Dans ce cas, l’existence d’un lien de subordination avec la société est impossible car tous les organes de la société (organe de décision et organe de direction) sont représentés par une seule et même personne, qui, par nature, n’a personne à qui rendre des comptes et personne pour contrôler son travail.

 

1.2 Associé unique non dirigeant d’une société unipersonnelle (EURL ou SASU)

 

 

La question a été récemment tranchée par un arrêt de la chambre sociale de la Cour de cassation du 16 janvier 2019 n°16-1-2019 : un associé unique d’EURL ne peut pas être salarié de la société.

 

Cet arrêt rendu dans le cadre d’une EURL est transposable à la SASU lorsque le Président est nommé et révoqué par l’associé unique.

 

 1.3 Associé majoritaire dirigeant

 

Le cumul de la majorité aux assemblées et du pouvoir de gestion exclut l’existence d’un lien de subordination.

 

1.4 Associé d’une société en nom collectif (SNC) et associé commandité de sociétés en commandite simple (SCS) et par actions (SCA)

 

La qualité de commerçant reconnue aux associés des SNC et aux associés commandités de SCA et SCS est incompatible avec celle de salarié (Cass.

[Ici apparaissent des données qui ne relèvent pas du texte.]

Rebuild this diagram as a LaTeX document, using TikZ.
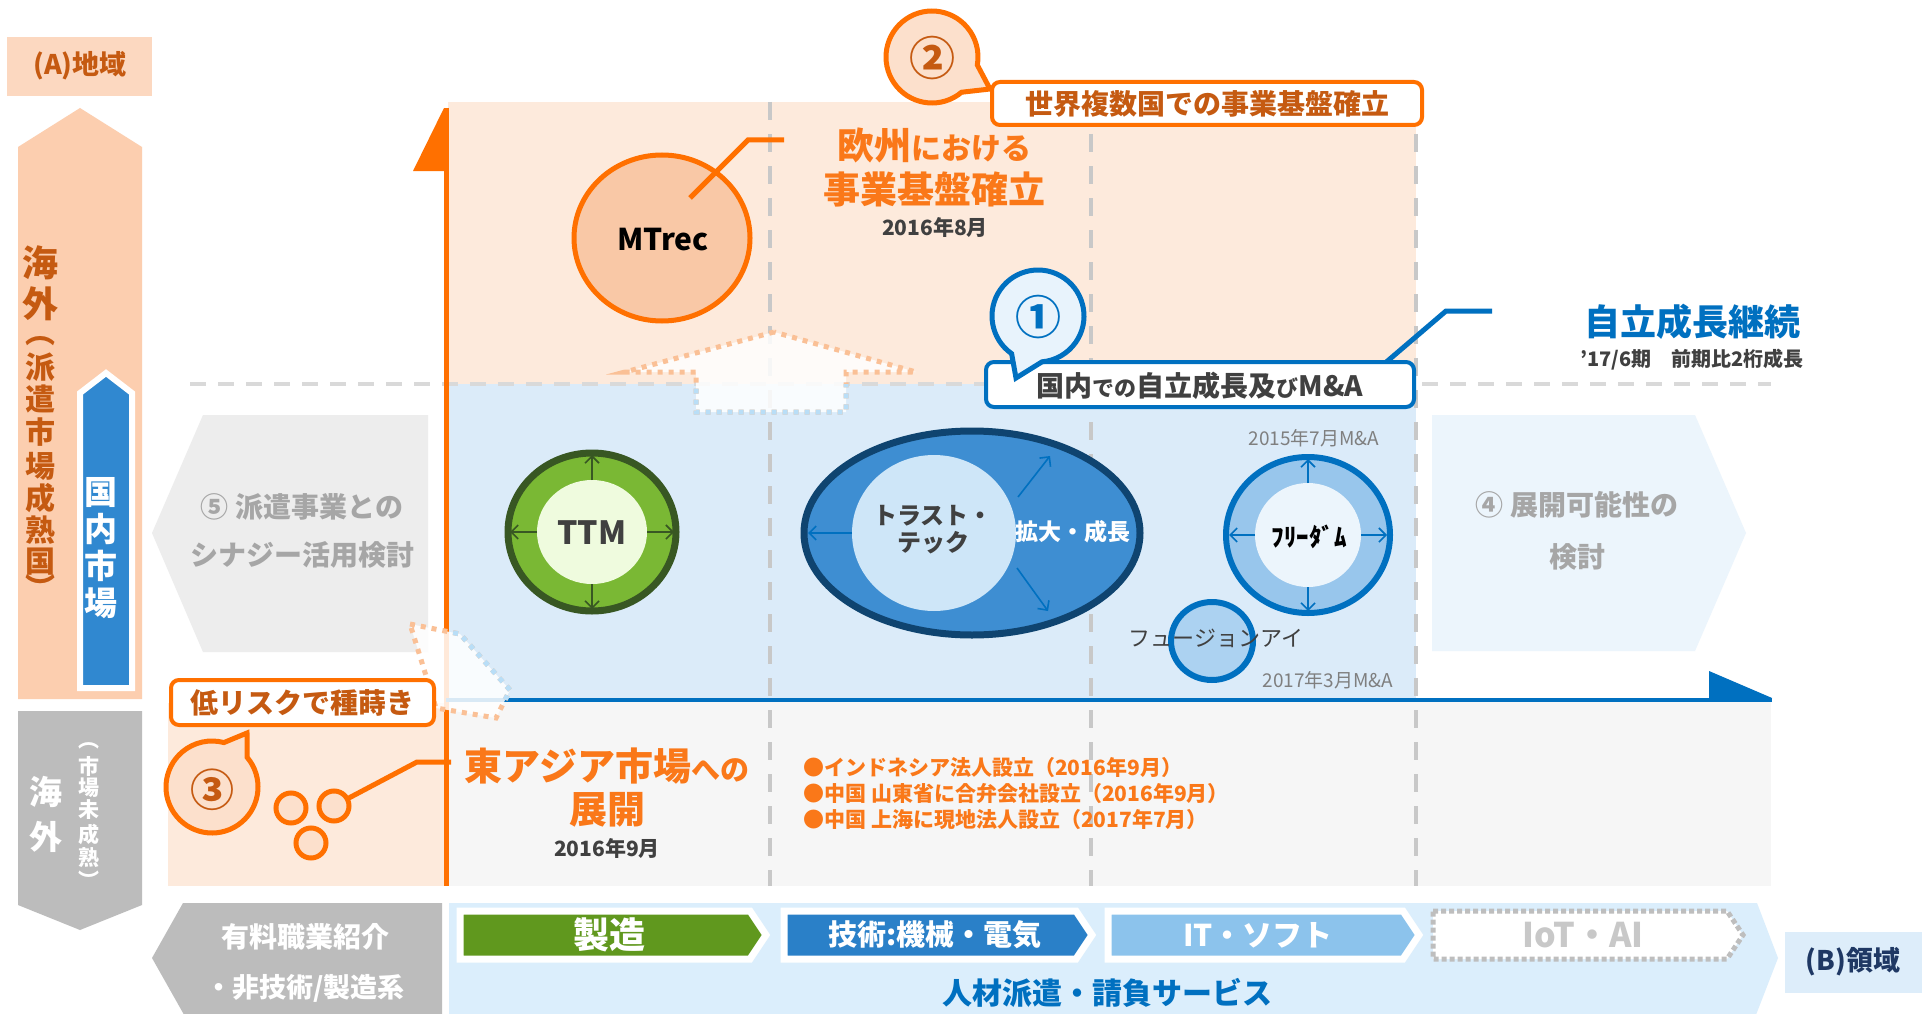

Soc. 14 octobre 2015 n°14-10.960 pour la SNC).

 

 1.5 Associé de société civile professionnelle

 

Les dispositions propres aux sociétés civiles professionnelles (article 11 de la loi 66-879 du 29 novembre 1966) prévoient expressément qu’il ne peut en aucun cas exister un lien de subordination entre les associés et la société civile professionnelle pour l’accomplissement de leurs actes professionnels.

 

1.6 Président du Conseil d’administration d’une SA de « grande taille »

 

En application des dispositions de l’article L.225-44 du Code de commerce, le Président du Conseil d’administration, en sa qualité d’administrateur, ne peut pas conclure un contrat de travail avec la société.

 

Il est fait exception à cette règle dans les PME (art. L.225-21-1 du Code de commerce).

 

En revanche, un salarié peut devenir Président du Conseil d’administration sans perdre le bénéfice de son contrat de travail.

 

Une distinction doit donc être faite en fonction de la date à laquelle le contrat de travail est conclu.

 

Le Directeur Général peut quant à lui cumuler son mandat social avec un contrat de travail lorsque les conditions de travail réel, de lien de subordination et de rémunération distincte sont réunies.

 

 

 2. ZONE GRISE : Cas dans lesquels le statut de salarié est envisageable

 

2.1 Associé majoritaire non dirigeant

 

Dans ces cas, la difficulté réside souvent dans la preuve du lien de subordination : Il faut démontrer que l’associé, bien que majoritaire à l’assemblée, est placé, dans le cadre de ses fonctions de salarié, sous l’autorité du dirigeant et qu’il ne s’immisce pas dans la gestion de la Société.

 

Cette démonstration n’est pas évidente mais néanmoins la jurisprudence a reconnu dans certains cas l’existence d’un contrat de travail (Cass. Soc. 28 janvier 1982, Assédic des Alpes-Maritimes c/ Bouvy (dans une SARL), Cass. Soc. 7 mai 1981, Société Art et technique du bois c/ Mugnier (dans une SA)).

 

2.2 Associé minoritaire ou égalitaire dirigeant / Dirigeant non associé

 

Dans ces trois cas, la difficulté réside davantage dans l’existence d’un mandat social que dans la qualité d’associé.

 

En effet, l’analyse de la jurisprudence permet de considérer que la qualité d’associé minoritaire (Cass. soc.13 juillet 2010 n°09-40.531) ou égalitaire (Cass. soc. 3 mai 2001 n°99-41316) n’exclut pas la possibilité de conclure un contrat de travail.

 

Si la Cour de cassation rappelle régulièrement que le cumul entre mandat social et le statut de salarié est possible (Cass. soc. 5 février 1981, n°79-14.798), il demeure difficile de démontrer l’existence d’un lien de subordination lorsque le salarié est également dirigeant, mais ce n’est pas impossible (Cass. Soc.18 juin 1986, n°84-13.853, Cass. Soc. 16 mai 1990, n°86-42.681, Cass. soc. 23 mai 2007 n°05-44.714).

 

 3. ZONE VERTE : Cas dans lesquels le statut de salarié ne pose à priori pas de difficulté

 

3.1 Associé minoritaire ou égalitaire non dirigeant

 

Finalement, le seul cas qui ne pose a priori pas de difficulté est le cas de l’associé minoritaire ou égalitaire non dirigeant.

 

Attention toutefois à ce que l’associé salarié ne s’immisce pas dans la gestion de la société au point d’être qualifié de dirigeant de fait. En effet, les solutions relatives aux dirigeants de droit sont applicables aux dirigeants de fait.